The IBDP originated from the practical need to create an international examination that would be accepted in many countries, each of which had its own standards for university admission, and from a desire to counter the prevailing systems of nationalist education that had contributed to the fracture of European society in World War I. In the 1920s and 1930s, the first tentative steps toward the development of a standardized international school curriculum were made in Geneva, Switzerland, where children of officials of the League of Nations and the International Labor Office attended the École Internationale. The Great Depression and World War II interrupted any progress that was being made toward the development of an international diploma.

In the decades following World War II, the increase in international trade and global politics and the concomitant increase in mobility caused the issue to be raised again. In 1949, the United Nations Educational, Scientific, and Cultural Organization (UNESCO) sponsored a conference in Paris from which emerged a recommendation that an international diploma be created that would require a long research paper and a second language. Nothing came of this recommendation until 1963, when Robert J. Leach, the social studies department chair at École Internationale in Geneva, received a grant from UNESCO to develop internationally minded courses in geography and history.
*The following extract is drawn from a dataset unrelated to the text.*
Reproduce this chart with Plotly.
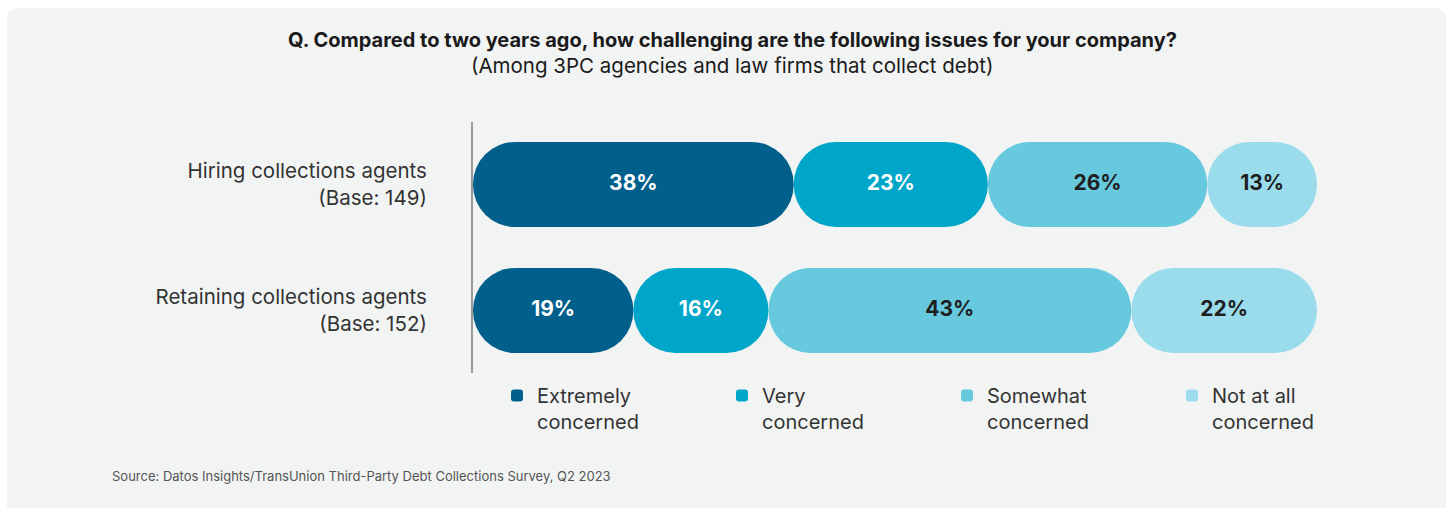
import plotly.graph_objects as go

# Survey rows and answer shares (%)
rows = ["Hiring collections agents<br>(Base: 149)", "Retaining collections agents<br>(Base: 152)"]
levels = ["Extremely<br>concerned", "Very<br>concerned", "Somewhat<br>concerned", "Not at all<br>concerned"]
extremely = [38, 19]
very = [23, 16]
somewhat = [26, 43]
not_at_all = [13, 22]

colors = ["#00608b", "#00a6c9", "#66c9de", "#9bdcec"]
label_colors = ["#ffffff", "#ffffff", "#1e1e1e", "#1e1e1e"]
FONT = "Inter"

series = [extremely, very, somewhat, not_at_all]
ypos = list(range(len(rows)))
BAR_W = 0.675

fig = go.Figure()

starts = [0.0] * len(rows)
for k, (name, vals) in enumerate(zip(levels, series)):
    s = starts[:]
    e = [a + v for a, v in zip(s, vals)]
    m = [(a + b) / 2 for a, b in zip(s, e)]
    # each answer share is its own pill, placed after the previous ones
    fig.add_trace(go.Bar(
        y=ypos, base=s, x=vals, orientation="h", width=BAR_W, name=name,
        marker=dict(color=colors[k], line=dict(width=0), cornerradius="50%"),
        hoverinfo="skip",
    ))
    # value labels centred on each pill
    fig.add_trace(go.Scatter(
        x=m, y=ypos, mode="text", text=[f"<b>{v}%</b>" for v in vals],
        textposition="middle center",
        textfont=dict(family=FONT, size=21, color=label_colors[k]),
        showlegend=False, hoverinfo="skip",
    ))
    starts = e

# pixel geometry: 0..100 % spans x = 473..1317; plot area extends to 1430 to leave room for the legend
L, R_FULL, R_AREA, T, B = 473, 1317, 1430, 122, 373
W, H = 1450, 508
x_max = 100 * (R_AREA - L) / (R_FULL - L)

def px(xp):
    return (xp - L) / (R_AREA - L)

def py(yp):
    return (B - yp) / (B - T)

# light panel with rounded top corners
x0, x1, y0, y1, r = 7, 1446, 8, 530, 12
panel = (
    f"M {px(x0)},{py(y1)} L {px(x0)},{py(y0 + r)} Q {px(x0)},{py(y0)} {px(x0 + r)},{py(y0)} "
    f"L {px(x1 - r)},{py(y0)} Q {px(x1)},{py(y0)} {px(x1)},{py(y0 + r)} L {px(x1)},{py(y1)} Z"
)

fig.update_layout(
    width=W, height=H,
    margin=dict(l=L, r=W - R_AREA, t=T, b=H - B, pad=0, autoexpand=False),
    paper_bgcolor="#ffffff",
    plot_bgcolor="rgba(0,0,0,0)",
    barmode="overlay",
    font=dict(family=FONT, color="#333333"),
    shapes=[dict(type="path", path=panel, xref="paper", yref="paper",
                 fillcolor="#f2f4f4", line=dict(width=0), layer="below")],
    xaxis=dict(range=[0, x_max], visible=False, fixedrange=True),
    yaxis=dict(
        range=[1.496, -0.496], tickmode="array", tickvals=ypos, ticktext=rows,
        showline=True, linecolor="#9a9a9a", linewidth=2, showgrid=False, zeroline=False,
        ticks="outside", ticklen=40, tickcolor="rgba(0,0,0,0)",
        tickfont=dict(family=FONT, size=20.5, color="#333333"),
        fixedrange=True,
    ),
    legend=dict(
        orientation="h", x=px(497), xanchor="left", y=py(376), yanchor="top",
        valign="top", entrywidth=180, entrywidthmode="pixels",
        font=dict(family=FONT, size=20, color="#333333"),
        bgcolor="rgba(0,0,0,0)", traceorder="normal",
    ),
    annotations=[
        dict(text="<b>Q. Compared to two years ago, how challenging are the following issues for your company?</b>",
             x=px(732), y=py(40), xref="paper", yref="paper", xanchor="center", yanchor="middle",
             showarrow=False, font=dict(family=FONT, size=20, color="#1a1a1a")),
        dict(text="(Among 3PC agencies and law firms that collect debt)",
             x=px(732), y=py(65), xref="paper", yref="paper", xanchor="center", yanchor="middle",
             showarrow=False, font=dict(family=FONT, size=20.5, color="#1a1a1a")),
        dict(text="Source: Datos Insights/TransUnion Third-Party Debt Collections Survey, Q2 2023",
             x=px(110), y=py(476), xref="paper", yref="paper", xanchor="left", yanchor="middle",
             showarrow=False, font=dict(family=FONT, size=13, color="#555555")),
    ],
)

fig.write_html("out.html")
Social studies were the content areas that presented the greatest challenges to international schools as curricula in these subjects tended to be national and often nationalistic in scope. In 1963, Leach and others set up the International Schools Examination Syndicate (ISES) in order to develop examinations with grants secured from the Twentieth Century Foundation and the Ford Foundation. The plan was welcomed by several prestigious international schools, including the United World College of the Atlantic (UWC) in Wales and the United Nations International School (UNIS) in New York. The syndicate's first director was A. D. C. Peterson, the director of the department of educational studies at Oxford University. A. D. C. Peterson, Desmond Cole of UNIS, and Harlan Hanson, director of the College Board Advanced Placement Program in the United States, created the program of study that became the International Baccalaureate Diploma Programme. Unlike the American Advanced Placement Program, which offers students the opportunity to choose advanced courses on an individual basis, the Europeans envisioned the IBDP as a total curriculum structured around a set of ideals. Hanson convinced Peterson and Cole that in addition to the diploma, provision should be made for students to earn certificates for completing individual courses without completing the diploma. This provision would contribute to the expansion of the International Baccalaureate (IB) in North American schools in the 1980s and beyond, as American universities would recognize the IB for advanced placement rather than for admission.